But when news of a bank heist made national headlines, vexing police officials, the department asked Goodwin to pose as a maid and infiltrate a seedy boardinghouse. Her mission: Find enough evidence to arrest the suspect, a gangster named Eddie (the Boob) Kinsman, who frequented the quarters to see his sweetheart, Swede Annie.

Goodwin donned a ragged outfit, affected an Irish brogue and began snooping between scrubbing floors and cooking meals.

Her information led to Kinsman’s arrest, and the department rewarded Goodwin with a first-grade detective shield, making her its first female detective.

With that, Goodwin became “the best known woman sleuth in the United States,” according to The Brooklyn Daily Eagle in 1915 .

Goodwin’s story may sound familiar to fans of the recent television series “The Alienist,” based on Caleb Carr’s 1994 novel of the same name. In the series, Dakota Fanning plays Sara Howard, a character based on Goodwin, whom Carr learned about from old newspapers in the bowels of the New York Public Library.
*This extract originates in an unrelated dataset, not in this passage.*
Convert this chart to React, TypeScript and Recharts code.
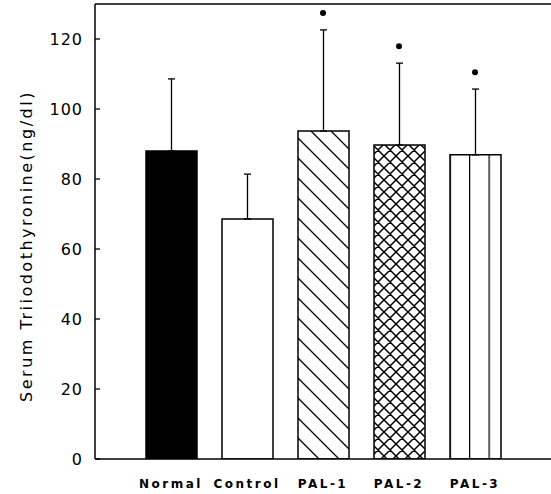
import React from 'react';
import {
  ComposedChart,
  Bar,
  Cell,
  ErrorBar,
  Scatter,
  XAxis,
  YAxis,
  ReferenceLine,
  Label,
} from 'recharts';

// Serum T3 by group, mean with upper SD, * = significant vs control
const groups = ['Normal', 'Control', 'PAL-1', 'PAL-2', 'PAL-3'];
const means = [88, 68.6, 93.7, 89.7, 86.9];
const sds = [20.6, 12.8, 28.9, 23.4, 18.8];
const significant = [false, false, true, true, true];
const yTicks = [0, 20, 40, 60, 80, 100, 120];

const barFills = ['#000', '#fff', 'url(#hatch)', 'url(#cross)', 'url(#vlines)'];
const STAR_GAP = 4.8;

const data = groups.map((name, i) => ({
  name,
  mean: means[i],
  err: [0, sds[i]],
  star: significant[i] ? means[i] + sds[i] + STAR_GAP : null,
}));

const XTick = ({ x, y, payload }: any) => (
  <text
    x={x}
    y={y + 29}
    textAnchor="middle"
    fontFamily="DejaVu Sans"
    fontWeight="bold"
    fontSize={12}
    letterSpacing={2.5}
    fill="#000"
  >
    {payload.value}
  </text>
);

const Star = ({ cx, cy }: any) => {
  if (cx == null || cy == null || isNaN(cy)) return <g />;
  return <circle cx={cx} cy={cy} r={3} fill="#000" />;
};

const YLabel = () => (
  <text
    x={26}
    y={246}
    transform="rotate(-90 26 246)"
    textAnchor="middle"
    dominantBaseline="central"
    fontFamily="DejaVu Sans"
    fontSize={16}
    letterSpacing={2.5}
    fill="#000"
  >
    Serum Triiodothyronine(ng/dl)
  </text>
);

export default function App() {
  return (
    <div style={{ position: 'absolute', left: 0, top: 0, background: '#fff' }}>
      {/* hatch patterns shared by the bars */}
      <svg width={0} height={0} style={{ position: 'absolute' }}>
        <defs>
          <pattern id="hatch" patternUnits="userSpaceOnUse" width={20} height={20}>
            <path d="M-5,-5 L25,25 M-5,15 L5,25 M15,-5 L25,5" stroke="#000" strokeWidth={1.3} />
          </pattern>
          <pattern id="cross" patternUnits="userSpaceOnUse" width={12} height={12}>
            <rect width={12} height={12} fill="#fff" />
            <path
              d="M-3,-3 L15,15 M-3,9 L3,15 M9,-3 L15,3 M15,-3 L-3,15 M3,-3 L-3,3 M15,9 L9,15"
              stroke="#000"
              strokeWidth={1.5}
            />
          </pattern>
          <pattern id="vlines" patternUnits="userSpaceOnUse" x={469} width={19.5} height={10}>
            <rect width={19.5} height={10} fill="#fff" />
            <line x1={0.6} y1={0} x2={0.6} y2={10} stroke="#000" strokeWidth={1.3} />
          </pattern>
        </defs>
      </svg>
      <ComposedChart
        width={551}
        height={494}
        data={data}
        margin={{ top: 4, right: 0, bottom: 0, left: 0 }}
      >
        <XAxis
          dataKey="name"
          height={35}
          padding={{ left: 38, right: 38 }}
          axisLine={{ stroke: '#000', strokeWidth: 1.5 }}
          tickLine={false}
          tickSize={0}
          tickMargin={0}
          tick={<XTick />}
          interval={0}
        />
        <YAxis
          width={95}
          domain={[0, 130]}
          ticks={yTicks}
          allowDataOverflow
          axisLine={{ stroke: '#000', strokeWidth: 1.5 }}
          tickLine={{ stroke: '#000', strokeWidth: 1.3 }}
          tickSize={-5}
          tickMargin={17}
          tick={{ fill: '#000', fontSize: 16, fontFamily: 'DejaVu Sans', letterSpacing: 1 }}
        >
          <Label content={<YLabel />} />
        </YAxis>
        <ReferenceLine y={130} stroke="#000" strokeWidth={1.5} />
        <Bar dataKey="mean" barSize={51} stroke="#000" strokeWidth={1.5} isAnimationActive={false}>
          {data.map((d, i) => (
            <Cell key={d.name} fill={barFills[i]} />
          ))}
          <ErrorBar dataKey="err" width={3.5} stroke="#000" strokeWidth={1.3} />
        </Bar>
        <Scatter dataKey="star" shape={<Star />} isAnimationActive={false} />
      </ComposedChart>
    </div>
  );
}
“The fact that she turned this matron role into a detective role was very intriguing,” Carr said in an interview.

The New York City Police Department had hired women as jail matrons since its formation in the mid-1800s. In the 1890s, the police commissioner at the time, Theodore Roosevelt, expanded the role to include dealing with female crime victims, sex-crime cases and matters involving children and babies. But women were still not considered officers.

So a woman joining the department, Carr said, “had to take whatever job you could get and then finagle it into something else.”
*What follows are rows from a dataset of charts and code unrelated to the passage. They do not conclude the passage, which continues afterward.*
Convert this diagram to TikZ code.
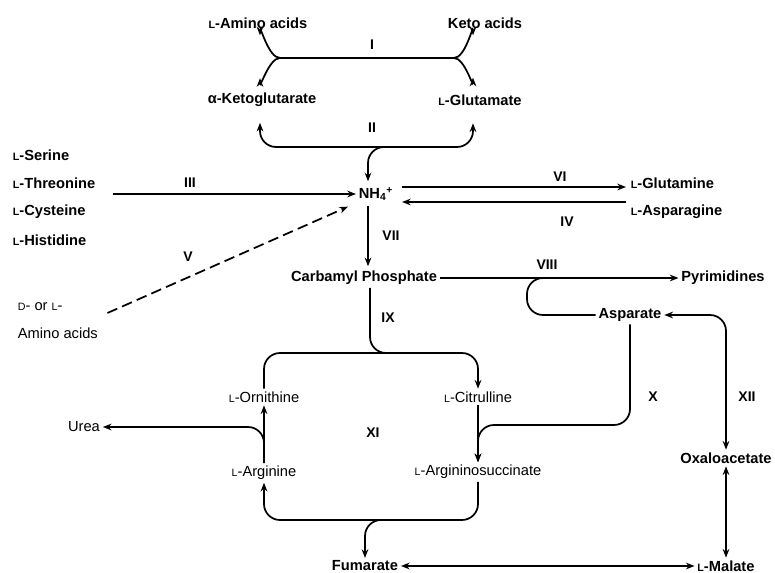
\documentclass[tikz,border=0pt]{standalone}
\usepackage{fontspec}
\setmainfont{Liberation Sans}
\usetikzlibrary{arrows.meta,calc}

\newcommand{\Ls}{{\fontsize{8}{8}\selectfont L}}
\newcommand{\Ds}{{\fontsize{8}{8}\selectfont D}}

\tikzset{
  cpd/.style={font=\bfseries\fontsize{11}{13}\selectfont, inner sep=2pt},
  cpdl/.style={font=\fontsize{11}{13}\selectfont, inner sep=2pt},
  enz/.style={font=\bfseries\fontsize{10.5}{12}\selectfont, inner sep=1pt},
  rxn/.style={line width=1.3pt},
  tip/.style={-{Stealth[length=6.5pt,width=5pt]}},
  tips/.style={{Stealth[length=6.5pt,width=5pt]}-{Stealth[length=6.5pt,width=5pt]}},
}

\begin{document}
\begin{tikzpicture}[x=0.75pt,y=0.75pt,yscale=-1,xscale=1]
\useasboundingbox (0,0) rectangle (775,573);

% Compounds
\node[cpd] (amino) at (258,23) {\Ls-Amino acids};
\node[cpd] (keto) at (485,23) {Keto acids};
\node[cpd] (akg) at (262,100) {α-Ketoglutarate};
\node[cpd] (glu) at (480,100) {\Ls-Glutamate};
\node[cpd,anchor=west] (ser) at (10,155) {\Ls-Serine};
\node[cpd,anchor=west] (thr) at (10,183) {\Ls-Threonine};
\node[cpd,anchor=west] (cys) at (10,212) {\Ls-Cysteine};
\node[cpd,anchor=west] (his) at (10,240) {\Ls-Histidine};
\node[cpd] (nh4) at (376,194) {NH\textsubscript{4}\textsuperscript{+}};
\node[cpd,anchor=west] (gln) at (628,183) {\Ls-Glutamine};
\node[cpd,anchor=west] (asn) at (628,212) {\Ls-Asparagine};
\node[cpd] (carb) at (364,278) {Carbamyl Phosphate};
\node[cpd] (pyr) at (723,278) {Pyrimidines};
\node[cpdl,anchor=west] (dl) at (15,307) {\Ds- or \Ls-};
\node[cpdl,anchor=west] (aa) at (15,333) {Amino acids};
\node[cpd] (asp) at (630,315) {Asparate};
\node[cpdl] (orn) at (264,397) {\Ls-Ornithine};
\node[cpdl] (cit) at (478,397) {\Ls-Citrulline};
\node[cpdl] (urea) at (84,427) {Urea};
\node[cpdl] (arg) at (264,473) {\Ls-Arginine};
\node[cpdl] (args) at (478,472) {\Ls-Argininosuccinate};
\node[cpd] (oxa) at (726,458) {Oxaloacetate};
\node[cpd] (fum) at (365,566) {Fumarate};
\node[cpd] (mal) at (726,566) {\Ls-Malate};

% Reaction numbers
\node[enz] (rI) at (372,45) {I};
\node[enz] (rII) at (372,128) {II};
\node[enz] (rIII) at (190,183) {III};
\node[enz] (rIV) at (567,222) {IV};
\node[enz] (rV) at (188,257) {V};
\node[enz] (rVI) at (560,177) {VI};
\node[enz] (rVII) at (391,236) {VII};
\node[enz] (rVIII) at (547,265) {VIII};
\node[enz] (rIX) at (388,318) {IX};
\node[enz] (rX) at (653,397) {X};
\node[enz] (rXI) at (373,433) {XI};
\node[enz] (rXII) at (747,397) {XII};

% Junctions
\coordinate (Iw) at (280,58);
\coordinate (Ie) at (454,58);
\coordinate (IIm) at (372,147);
\coordinate (ctop) at (370,353);
\coordinate (cbot) at (370,520);
\coordinate (xj) at (478,425);

% I
\draw[rxn,tips] ($(amino.south)+(2,4)$) to[out=-90,in=180] (Iw) -- (Ie) to[out=0,in=-90] ($(keto.south)+(-12,4)$);
\draw[rxn,tips] ($(akg.north)+(-2,-12)$) to[out=90,in=180] (Iw) -- (Ie) to[out=0,in=90] ($(glu.north)+(-7,-14)$);
% II
\draw[rxn,tips,rounded corners=12pt] ($(akg.south)+(-2,13)$) |- (IIm) -| ($(glu.south)+(-7,15)$);
\draw[rxn,tip,rounded corners=12pt] ($(IIm)+(16,0)$) -| ($(nh4.north)+(-8,-3)$);
% III, V
\draw[rxn,tip] ($(thr.east |- nh4.west)+(15,0)$) -- (nh4.west);
\draw[rxn,tip,dashed,dash pattern=on 8pt off 4pt] ($(dl.east)+(42,6)$) -- ($(nh4.south west)+(-8,3)$);
% VI, IV
\draw[rxn,tip] ($(nh4.east)+(6,-7)$) -- ($(gln.west)+(-2,4)$);
\draw[rxn,tip] ($(asn.west)+(-2,-10)$) -- ($(nh4.east)+(6,8)$);
% VII
\draw[rxn,tip] ($(nh4.south)+(-8,2)$) -- ($(nh4.south |- carb.north)+(-8,-2)$);
% VIII
\draw[rxn,tip] (carb.east) -- (pyr.west);
\draw[rxn,rounded corners=12pt] (asp.west) -| (527,278) -- (552,278);
% IX
\draw[rxn,rounded corners=12pt] ($(carb.south)+(6,0)$) |- ($(ctop)+(26,0)$);
\draw[rxn,tip,rounded corners=12pt] (orn.north) |- (ctop) -| (cit.north);
% Urea
\draw[rxn,tip] (arg.north) -- (orn.south);
\draw[rxn,tip,rounded corners=12pt] (arg.north) |- (urea.east);
% X
\draw[rxn,tip] (cit.south) -- (args.north);
\draw[rxn,tip,rounded corners=12pt] (asp.south) |- (xj) -- (args.north);
% XI
\draw[rxn,tip,rounded corners=12pt] (args.south) |- (cbot) -| (arg.south);
\draw[rxn,tip,rounded corners=12pt] ($(cbot)+(18,0)$) -| (fum.north);
% XII
\draw[rxn,tips,rounded corners=12pt] (asp.east) -| (oxa.north);
\draw[rxn,tips] (oxa.south) -- (mal.north);
\draw[rxn,tips] (fum.east) -- (mal.west);

\end{tikzpicture}
\end{document}
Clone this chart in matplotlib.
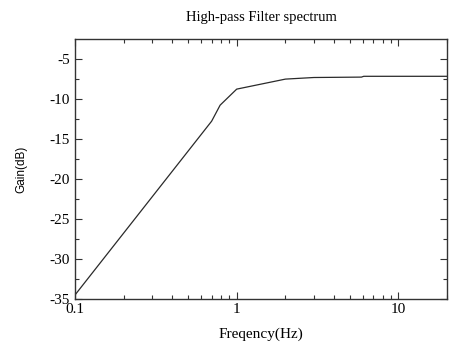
import matplotlib
matplotlib.use("Agg")
import matplotlib.pyplot as plt
from matplotlib.ticker import MultipleLocator, LogLocator, FixedLocator, FixedFormatter, NullFormatter

plt.rcParams["axes.unicode_minus"] = False

# === DATA ===
freq = [0.1, 0.70, 0.79, 1.0, 2.0, 3.0, 5.9, 6.1, 20.0]
gain = [-34.5, -12.8, -10.8, -8.8, -7.55, -7.35, -7.3, -7.2, -7.2]

xticks = [0.1, 1, 10]
xtick_labels = ["0.1", "1", "10"]
yticks = [-35, -30, -25, -20, -15, -10, -5]

serif = "Liberation Serif"

fig = plt.figure(figsize=(4.54, 3.49), dpi=100)
ax = fig.add_axes([0.165, 0.143, 0.82, 0.744])

ax.plot(freq, gain, color="#2a2a2a", lw=0.9)
ax.set_xscale("log")
ax.set_xlim(0.1, 20)
ax.set_ylim(-35, -2.6)

ax.xaxis.set_major_locator(FixedLocator(xticks))
ax.xaxis.set_major_formatter(FixedFormatter(xtick_labels))
ax.xaxis.set_minor_locator(LogLocator(base=10, subs=range(2, 10)))
ax.xaxis.set_minor_formatter(NullFormatter())
ax.yaxis.set_major_locator(FixedLocator(yticks))
ax.yaxis.set_minor_locator(MultipleLocator(2.5))

ax.tick_params(which="both", direction="in", top=True, right=True, width=0.8, color="#333333")
ax.tick_params(which="major", length=5, labelsize=11)
ax.tick_params(which="minor", length=3)
ax.tick_params(axis="x", pad=3)
for lbl in ax.get_xticklabels() + ax.get_yticklabels():
    lbl.set_fontfamily(serif)

for s in ax.spines.values():
    s.set_linewidth(1.0)
    s.set_color("#333333")

ax.set_title("High-pass Filter spectrum", fontfamily=serif, fontsize=10.5, pad=13)
ax.set_xlabel("Freqency(Hz)", fontfamily=serif, fontsize=11, labelpad=8)
ax.set_ylabel("Gain(dB)", fontfamily="Liberation Sans", fontsize=8.5, labelpad=16)

fig.savefig("out.png", dpi=100)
Even before the bank heist, Goodwin had gained prominence for her skill at going undercover, posing as a hapless society lady to expose what she called “fakers” — fortune tellers, supposed healers and other swindlers. She would also pose as a degenerate gambler to help raid women-only betting parlors.
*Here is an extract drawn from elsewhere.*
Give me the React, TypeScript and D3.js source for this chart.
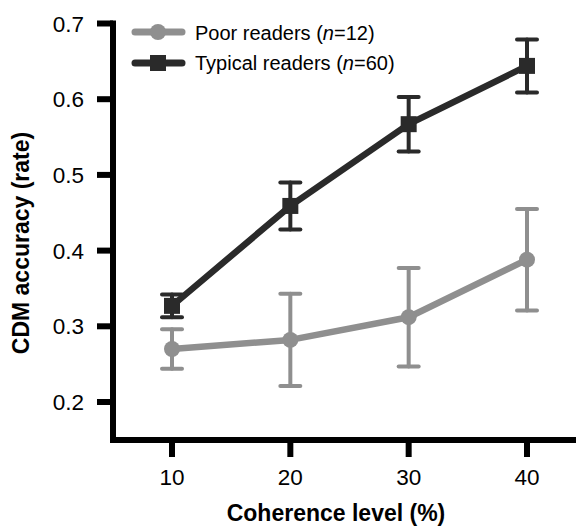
import React from "react";
import * as d3 from "d3";

const coherence = [10, 20, 30, 40];
const poorMean = [0.270, 0.282, 0.312, 0.388];
const poorErr = [0.026, 0.061, 0.065, 0.067];
const typicalMean = [0.327, 0.459, 0.567, 0.644];
const typicalErr = [0.015, 0.031, 0.036, 0.035];
const yTicks = [0.2, 0.3, 0.4, 0.5, 0.6, 0.7];
const xTicks = [10, 20, 30, 40];
const poorLabel = { pre: "Poor readers (", n: "n", post: "=12)" };
const typicalLabel = { pre: "Typical readers (", n: "n", post: "=60)" };

const W = 576;
const H = 527;
const FONT = "'Liberation Sans', Arial, Helvetica, sans-serif";
const POOR = "#8f8f8f";
const TYP = "#2a2a2a";

export default function App() {
  const x = d3.scaleLinear().domain([10, 40]).range([172, 527]);
  const y = d3.scaleLinear().domain([0.2, 0.7]).range([402, 23.5]);
  const axisX = 113;
  const axisY = 440;

  const line = d3
    .line<number>()
    .x((_, i) => x(coherence[i]))
    .y((d) => y(d));

  const errBars = (means: number[], errs: number[], color: string) =>
    means.map((m, i) => {
      const cx = x(coherence[i]);
      const top = y(m + errs[i]);
      const bot = y(m - errs[i]);
      return (
        <g key={i} stroke={color} strokeWidth={4} strokeLinecap="round">
          <line x1={cx} x2={cx} y1={top} y2={bot} />
          <line x1={cx - 10} x2={cx + 10} y1={top} y2={top} />
          <line x1={cx - 10} x2={cx + 10} y1={bot} y2={bot} />
        </g>
      );
    });

  return (
    <div style={{ position: "fixed", left: 0, top: 0 }}>
      <svg width={W} height={H} style={{ display: "block", background: "#fff" }}>
        {/* axes */}
        <path
          d={`M${axisX},${y(0.7) - 3}V${axisY}H${W + 5}`}
          fill="none"
          stroke="#000"
          strokeWidth={6}
          strokeLinejoin="miter"
        />
        {yTicks.map((t) => (
          <g key={t}>
            <line x1={97} x2={axisX} y1={y(t)} y2={y(t)} stroke="#000" strokeWidth={6} />
            <text
              x={84}
              y={y(t)}
              dy="0.36em"
              textAnchor="end"
              fontFamily={FONT}
              fontSize={22.5}
              fill="#000"
            >
              {d3.format(".1f")(t)}
            </text>
          </g>
        ))}
        {xTicks.map((t) => (
          <g key={t}>
            <line x1={x(t)} x2={x(t)} y1={axisY} y2={457} stroke="#000" strokeWidth={6} />
            <text
              x={x(t)}
              y={485}
              textAnchor="middle"
              fontFamily={FONT}
              fontSize={22.5}
              fill="#000"
            >
              {t}
            </text>
          </g>
        ))}
        <text
          x={336}
          y={521}
          textAnchor="middle"
          fontFamily={FONT}
          fontSize={23}
          fontWeight="bold"
          fill="#000"
        >
          Coherence level (%)
        </text>
        <text
          transform={`translate(29,243) rotate(-90)`}
          textAnchor="middle"
          fontFamily={FONT}
          fontSize={23}
          fontWeight="bold"
          fill="#000"
        >
          CDM accuracy (rate)
        </text>

        {/* poor readers */}
        {errBars(poorMean, poorErr, POOR)}
        <path d={line(poorMean) ?? ""} fill="none" stroke={POOR} strokeWidth={6.5} strokeLinejoin="round" />
        {poorMean.map((m, i) => (
          <circle key={i} cx={x(coherence[i])} cy={y(m)} r={8} fill={POOR} />
        ))}

        {/* typical readers */}
        {errBars(typicalMean, typicalErr, TYP)}
        <path d={line(typicalMean) ?? ""} fill="none" stroke={TYP} strokeWidth={6.5} strokeLinejoin="round" />
        {typicalMean.map((m, i) => (
          <rect key={i} x={x(coherence[i]) - 8} y={y(m) - 8} width={16} height={16} fill={TYP} />
        ))}

        {/* legend */}
        <g>
          <line x1={135} x2={182} y1={32} y2={32} stroke={POOR} strokeWidth={7} strokeLinecap="round" />
          <circle cx={158} cy={32} r={8} fill={POOR} />
          <text x={195} y={39.5} fontFamily={FONT} fontSize={20} fill="#000">
            {poorLabel.pre}
            <tspan fontStyle="italic">{poorLabel.n}</tspan>
            {poorLabel.post}
          </text>
          <line x1={135} x2={182} y1={63} y2={63} stroke={TYP} strokeWidth={7} strokeLinecap="round" />
          <rect x={150} y={55} width={16} height={16} fill={TYP} />
          <text x={195} y={70} fontFamily={FONT} fontSize={20} fill="#000">
            {typicalLabel.pre}
            <tspan fontStyle="italic">{typicalLabel.n}</tspan>
            {typicalLabel.post}
          </text>
        </g>
      </svg>
    </div>
  );
}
“There is many a 6-foot detective with a gun on his hip who does less valuable work for his $3,300 a year than Mrs. Goodwin, a slight, quick moving little woman whose brain more than keeps pace with her body,” The New York Herald wrote in 1921.

Still, Goodwin and other matrons were doing detective work for $1,000 a year, less than half of what male detectives earned.

In a New York Times article in 1912, Goodwin said she was proud to “show just what a woman can do when the chance comes her way.”

Goodwin was born Isabella Loghry in Manhattan on Feb. 20, 1865, to Anna J. Monteith and James Harvey Loghry, who ran a restaurant and hotel on Canal Street, said Elizabeth Mitchell, author of the 2011 Kindle Single “The Fearless Mrs. Goodwin.” When she was young, Isabella aspired to be an opera singer.

When she was 19, she married John W. Goodwin, a policeman who died in 1896, leaving Goodwin to raise their four children, Mitchell said.

The department hired her shortly afterward, as it often did with wives of deceased and ailing officers to help them support their families.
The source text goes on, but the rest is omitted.